Nixon replied something to the effect that the deal had been cut. Virginia Tucker's ex-husband, Elster Joseph Ponthieux, had hired Nixon and company to execute her.
In the melee that followed, Thomas Tucker tried to run. One of the men shot him in the side. Still, he managed to get into a truck and drive to downtown Brandon.
Nixon stuck the pistol behind Virginia Tucker's ear and killed her with one shot.
Jim Cooper, a reporter for The Rankin County News in Brandon, was one of the first people on the scene. He walked into the room and saw the life blood that had poured out of Virginia Tucker.

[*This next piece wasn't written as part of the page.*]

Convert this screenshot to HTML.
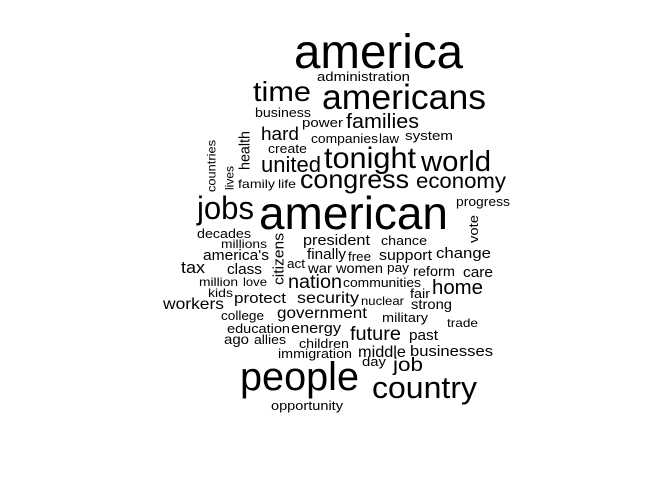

The sight touched him deeply.
Most people I've met and talked to say Nixon deserves to die for getting paid to kill a woman and for wounding her husband.
That execution-style slaying is a violation of the sanctity of life, those in favor of the death penalty argue.
What about the families? What will give them peace? Death, proponents said.
Jim and I talked about the death penalty that night. We knew we were in store for a long, drawn-out manhunt and legal process.
This was the first time Jim, who was 51/2 years older than I, had seen death up close and personal. I had worked as a journalist a little longer and had seen the results of some violence.
I've witnessed informal executions in a foreign country, where soldiers bearing American-made M-16s fired slugs into the skulls of a family that had provided rebels with food and water the day before.
At the same time, I've watched the more humane execution of a man who killed a woman he didn't know. He was just a killer.
Both incidences turned my stomach. Sometimes I dream about them and wake up screaming.
A court and jury have determined that Nixon didn't value life and that he took a pistol to kill someone for money.
That behavior is reprehensible.
But I cannot believe that it benefits anyone to see Nixon strapped to a stainless steel table and injected with poison. Nor can I believe that anyone gains any peace from the action.
It is my understanding that the time - if there ever was one - of "an eye for an eye" has passed.
And I really don't understand the true believers who would save an unborn child, only to kill that child if it committed murder as an adult.
As much as I disagree with the Roman Catholic Church on many issues of faith, I respect and hold dear the fact that the church isn't hypocritical when it comes to the sanctity of life.
Many find it's easy to save a child - the cute, helpless figure all curled up in a woman's womb.
But once that child emerges into the world, many find it's easy to ignore the human being.
Once the human - now a grown person - acts in a way we consider inhumane, we're ready to toss the person in with other human debris, objectify them all and murder them in the name of justice.
John Nixon has not lived a productive life. He has destroyed as much as he created.
He scares me. He did in the courtroom all those years ago. His official photograph from the Department of Corrections still makes me uncomfortable.
But he does not deserve execution by the state. His life is as valuable in God's eyes as the one he took on Jan. 22, 1985.